I put a call in yesterday to find out about getting the burst back but haven't heard an answer yet. Likely I will have to agree to not download the television shows I now download on a weekly basis. I will keep you posted.
Chad
Chef Noah, you are fine.
Chad falls into that less than 1% of our customers that eat up 40% of our bandwidth. So in order to maintain the ability to offer a burst special feature for 99% of our St. Croix customers, we have to limit those people who do nothing but download all day to what they actually pay for. The other option is to charge for usage like AT&T, but as someone stated in another thread, they had an $815 bill for their cell data plan, we'd prefer not to go that route.
Chad, I stated above we have a 1Mbps plan for $99/month.
On the suggestion of Sloop Jones I'm going to move this over here. Does anybody use a Slingbox/Slingcatcher? Can the STX broadband infrastructure handle this or should I look at a Sprint wireless card and create a network off that?
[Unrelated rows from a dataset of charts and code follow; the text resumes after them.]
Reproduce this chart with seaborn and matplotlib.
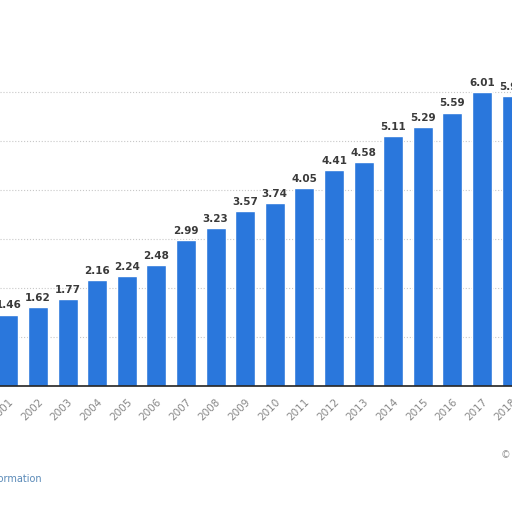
import matplotlib
matplotlib.use('Agg')
import matplotlib.pyplot as plt
import seaborn as sns

# Values
years = ['2001', '2002', '2003', '2004', '2005', '2006', '2007', '2008', '2009',
         '2010', '2011', '2012', '2013', '2014', '2015', '2016', '2017', '2018']
values = [1.46, 1.62, 1.77, 2.16, 2.24, 2.48, 2.99, 3.23, 3.57,
          3.74, 4.05, 4.41, 4.58, 5.11, 5.29, 5.59, 6.01, 5.93]

sns.set_style('white')
plt.rcParams['font.family'] = ['DejaVu Sans']

fig = plt.figure(figsize=(5.12, 5.12), dpi=100)
ax = fig.add_axes([0, 126 / 512, 1, 386 / 512])

sns.barplot(x=years, y=values, color='#2a77dc', saturation=1, width=0.67, ax=ax)

# plot is cropped: first and last bars run off the edges
ax.set_xlim(-0.284, 17.0135)
ax.set_ylim(0, 7.89)

ax.bar_label(ax.containers[0], fmt='%.2f', padding=3, fontsize=7.5,
             fontweight='bold', color='#3a3a3a')

ax.set_yticks([1, 2, 3, 4, 5, 6])
ax.yaxis.grid(True, linestyle=':', color='#c8c8c8', linewidth=0.8)
ax.set_axisbelow(True)
ax.tick_params(axis='y', left=False, labelleft=False)
ax.tick_params(axis='x', bottom=False, pad=4)
plt.setp(ax.get_xticklabels(), rotation=45, ha='right', rotation_mode='anchor',
         fontsize=7.5, color='#888888')

for side in ['top', 'left', 'right']:
    ax.spines[side].set_visible(False)
ax.spines['bottom'].set_color('#222222')
ax.spines['bottom'].set_linewidth(1.2)

ax.set_xlabel('')
ax.set_ylabel('')

fig.text(42 / 512, 1 - 479 / 512, 'Additional Information', ha='right', va='center',
         fontsize=7, color='#5a8ab8')
fig.text(506 / 512, 1 - 455 / 512, '©', ha='center', va='center',
         fontsize=7, color='#999999')

fig.savefig('out.png', dpi=100)
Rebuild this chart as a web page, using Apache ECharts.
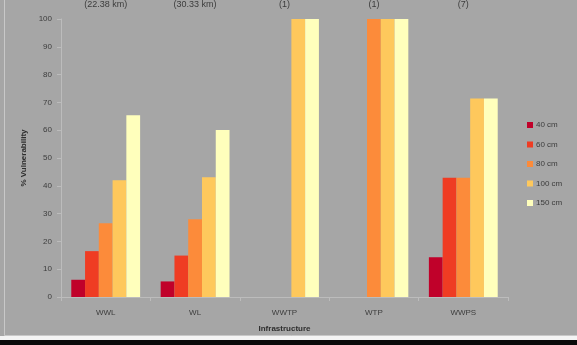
<!DOCTYPE html>
<html>
<head>
<meta charset="utf-8">
<style>
  html, body { margin: 0; padding: 0; background: #a6a6a6; }
  #chart { width: 577px; height: 345px; }
</style>
<script src="https://cdn.jsdelivr.net/npm/echarts@6/dist/echarts.min.js"></script>
</head>
<body>
<div id="chart"></div>
<script>
// Infrastructure categories and the extent/count noted above each group
const categories = ['WWL', 'WL', 'WWTP', 'WTP', 'WWPS'];
const extentLabels = ['(22.38 km)', '(30.33 km)', '(1)', '(1)', '(7)'];

// Scenario names (sea level rise) and % vulnerability per category
const seriesNames = ['40 cm', '60 cm', '80 cm', '100 cm', '150 cm'];
const v40 = [6.2, 5.6, 0, 0, 14.3];
const v60 = [16.5, 14.9, 0, 0, 42.9];
const v80 = [26.5, 28, 0, 100, 42.9];
const v100 = [42, 43.1, 100, 100, 71.4];
const v150 = [65.4, 60.1, 100, 100, 71.4];

const yTicks = { min: 0, max: 100, interval: 10 };

const values = [v40, v60, v80, v100, v150];
const colors = ['#c0012a', '#ef3c23', '#fc8b3a', '#fec85c', '#ffffbc'];

const font = 'Liberation Sans, Arial, sans-serif';
const textColor = '#3c3c3c';

const chart = echarts.init(document.getElementById('chart'), null, { renderer: 'canvas' });

chart.setOption({
  backgroundColor: '#a6a6a6',
  animation: false,
  textStyle: { fontFamily: font },
  grid: { left: 61, right: 69, top: 17, bottom: 48, containLabel: false },
  legend: {
    orient: 'vertical',
    left: 522,
    top: 116,
    itemWidth: 6,
    itemHeight: 6,
    itemGap: 11.5,
    icon: 'rect',
    data: seriesNames,
    textStyle: { fontSize: 8, color: textColor, fontFamily: font, padding: [0, 0, 0, -2] }
  },
  xAxis: [
    {
      type: 'category',
      data: categories,
      name: 'Infrastructure',
      nameLocation: 'middle',
      nameGap: 28,
      nameTextStyle: { fontSize: 8, fontWeight: 'bold', color: '#2e2e2e' },
      axisLine: { lineStyle: { color: '#bcbcbc', width: 1 } },
      axisTick: { show: true, length: 4, lineStyle: { color: '#bcbcbc' } },
      axisLabel: { fontSize: 8, color: textColor, margin: 12 }
    },
    {
      type: 'category',
      data: extentLabels,
      position: 'top',
      axisLine: { show: false },
      axisTick: { show: false },
      axisLabel: { fontSize: 9, color: textColor, margin: 10 }
    }
  ],
  yAxis: {
    type: 'value',
    min: yTicks.min,
    max: yTicks.max,
    interval: yTicks.interval,
    name: '% Vulnerability',
    nameLocation: 'middle',
    nameGap: 31,
    nameRotate: 90,
    nameTextStyle: { fontSize: 8, fontWeight: 'bold', color: '#2e2e2e' },
    axisLine: { show: true, lineStyle: { color: '#bcbcbc', width: 1 } },
    axisTick: { show: true, length: 4, lineStyle: { color: '#bcbcbc' } },
    axisLabel: { fontSize: 8, color: textColor, margin: 9 },
    splitLine: { show: false }
  },
  series: values.map((data, i) => ({
    name: seriesNames[i],
    type: 'bar',
    data: data,
    xAxisIndex: 0,
    barGap: '0%',
    barCategoryGap: '23%',
    itemStyle: { color: colors[i] }
  })),
  graphic: [
    // frame of the chart panel and the strip below it
    {
      type: 'rect',
      silent: true,
      shape: { x: 4.5, y: -5, width: 600, height: 340.5 },
      style: { fill: null, stroke: '#c8c8c8', lineWidth: 1 }
    },
    {
      type: 'rect',
      silent: true,
      shape: { x: 0, y: 336, width: 577, height: 4 },
      style: { fill: '#f4f4f4' }
    },
    {
      type: 'rect',
      silent: true,
      shape: { x: 0, y: 340, width: 577, height: 5 },
      style: { fill: '#0a0a0a' }
    }
  ]
});
</script>
</body>
</html>
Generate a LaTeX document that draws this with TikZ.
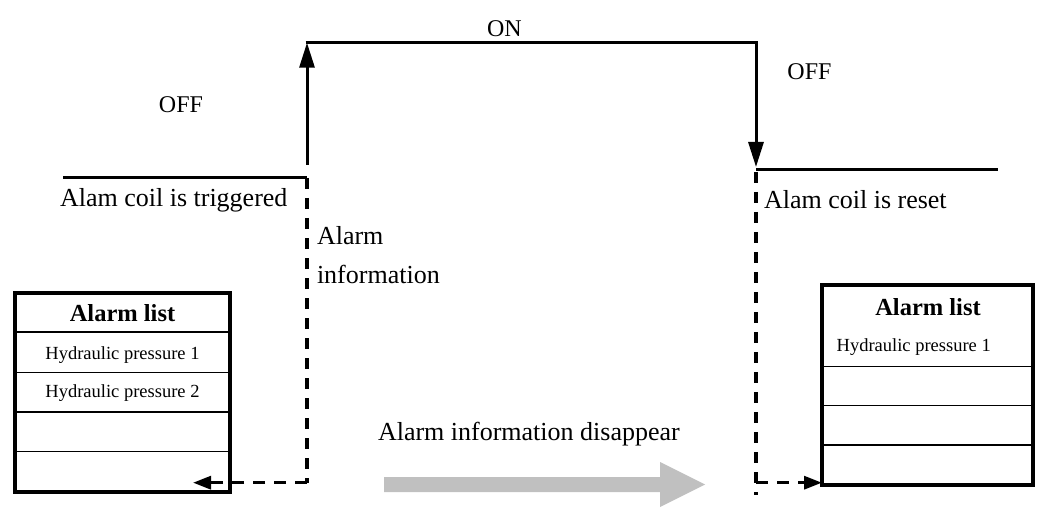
\documentclass[tikz,border=0pt]{standalone}
\usepackage{fontspec}
\setmainfont{Liberation Serif}
\usetikzlibrary{arrows.meta}
\begin{document}
\begin{tikzpicture}[x=1pt,y=-1pt,
  lbl/.style={inner sep=0pt,outer sep=0pt,font=\fontsize{26}{39}\selectfont},
  onoff/.style={inner sep=0pt,outer sep=0pt,font=\fontsize{24}{28}\selectfont},
  head/.style={inner sep=0pt,outer sep=0pt,font=\fontsize{24.5}{28}\selectfont\bfseries},
  item/.style={inner sep=0pt,outer sep=0pt,font=\fontsize{18.5}{22}\selectfont},
  signal/.style={line width=3pt},
  sigarrow/.style={line width=3pt,-{Triangle[length=25pt,width=15pt]}},
  dline/.style={line width=3.2pt,dash pattern=on 11pt off 9pt},
  darrow/.style={line width=3.2pt,dash pattern=on 12pt off 9pt,-{Triangle[length=18pt,width=13pt]}},
  listbox/.style={line width=4pt},
  rowline/.style={line width=1.3pt}]
\useasboundingbox (0,0) rectangle (1037,508);
% signal waveform
\coordinate (p1) at (63,178);
\coordinate (p2) at (307,178);
\coordinate (p3) at (307,165);
\coordinate (p4) at (307,42.7);
\coordinate (p5) at (756,42.7);
\coordinate (p6) at (756,167);
\coordinate (p7) at (756,169.5);
\coordinate (p8) at (998,169.5);
\draw[signal] (p1) -- (p2);
\draw[sigarrow] (p3) -- (p4);
\draw[signal] ([xshift=-1.5pt]p4) -- ([xshift=1.5pt]p5);
\draw[sigarrow] (p5) -- (p6);
\draw[signal] (p7) -- (p8);
% labels
\node[onoff,anchor=base] (off1) at (181,113) {OFF};
\node[onoff,anchor=base] (on) at (504.5,37) {ON};
\node[onoff,anchor=base] (off2) at (809.5,80) {OFF};
\node[lbl,anchor=base west] (trig) at (60,207) {Alam coil is triggered};
\node[lbl,anchor=base west] (reset) at (764,208) {Alam coil is reset};
\node[lbl,anchor=base west,align=left] (info) at (317,283) {Alarm\\information};
\node[lbl,anchor=base west] (dis) at (378,440) {Alarm information disappear};
% left alarm list
\draw[listbox] (15,293) rectangle (230,492);
\node (lbox) at (122.5,392.5) [minimum width=215pt,minimum height=199pt,inner sep=0pt] {};
\foreach \yy in {332,372.5,412,451.5} \draw[rowline] (15,\yy) -- (230,\yy);
\node[head,anchor=base] (lh) at (122.5,321.7) {Alarm list};
\node[item,anchor=base] (lh1) at (122.5,359) {Hydraulic pressure 1};
\node[item,anchor=base] (lh2) at (122.5,397.7) {Hydraulic pressure 2};
% right alarm list
\draw[listbox] (822,285) rectangle (1033,485);
\node (rbox) at (927.5,385) [minimum width=211pt,minimum height=200pt,inner sep=0pt] {};
\foreach \yy in {366.7,405.3,445} \draw[rowline] (822,\yy) -- (1033,\yy);
\node[head,anchor=base] (rh) at (928,315) {Alarm list};
\node[item,anchor=base west] (rh1) at (836.7,351.7) {Hydraulic pressure 1};
% dashed connectors
\coordinate (d1) at (307,178);
\coordinate (d2) at (307,482.7);
\coordinate (d3) at (193,482.7);
\coordinate (e1) at (756,172);
\coordinate (e2) at (756,495);
\coordinate (e3) at (756,482.7);
\coordinate (e4) at (822,482.7);
\draw[dline] (d1) -- (d2);
\draw[darrow] (d2) -- (d3);
\draw[dline] (e1) -- (e2);
\draw[darrow] (e3) -- (e4);
% gray arrow
\fill[fill={rgb,255:red,192;green,192;blue,192}] (384,477) -- (660,477) -- (660,462) -- (705,484.5) -- (660,507) -- (660,492) -- (384,492) -- cycle;
\end{tikzpicture}
\end{document}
DO NOT USE A SPRINT WIRELESS CARD! Their unlimited plans now have bandwidth caps that are unadvertised, I believe 1GB per month which a slingbox will eat up in a few hours. After that I believe they will drop you if you continuously exceed their limits.
I use Innovative 1mbps DSL and it works pretty well...the key is your uplink speed which they give me a 1mbps connection on.
Sean
Beeski, can you please elaborate as to how burst now works for people that use torrents? I understand the need to strike a compromise in terms of bandwidth usage, but can we just get an idea of how this works? In other words, is this based on usage during daytime hours, total data downloaded (and is that on a daily, weekly, or monthly basis), etc.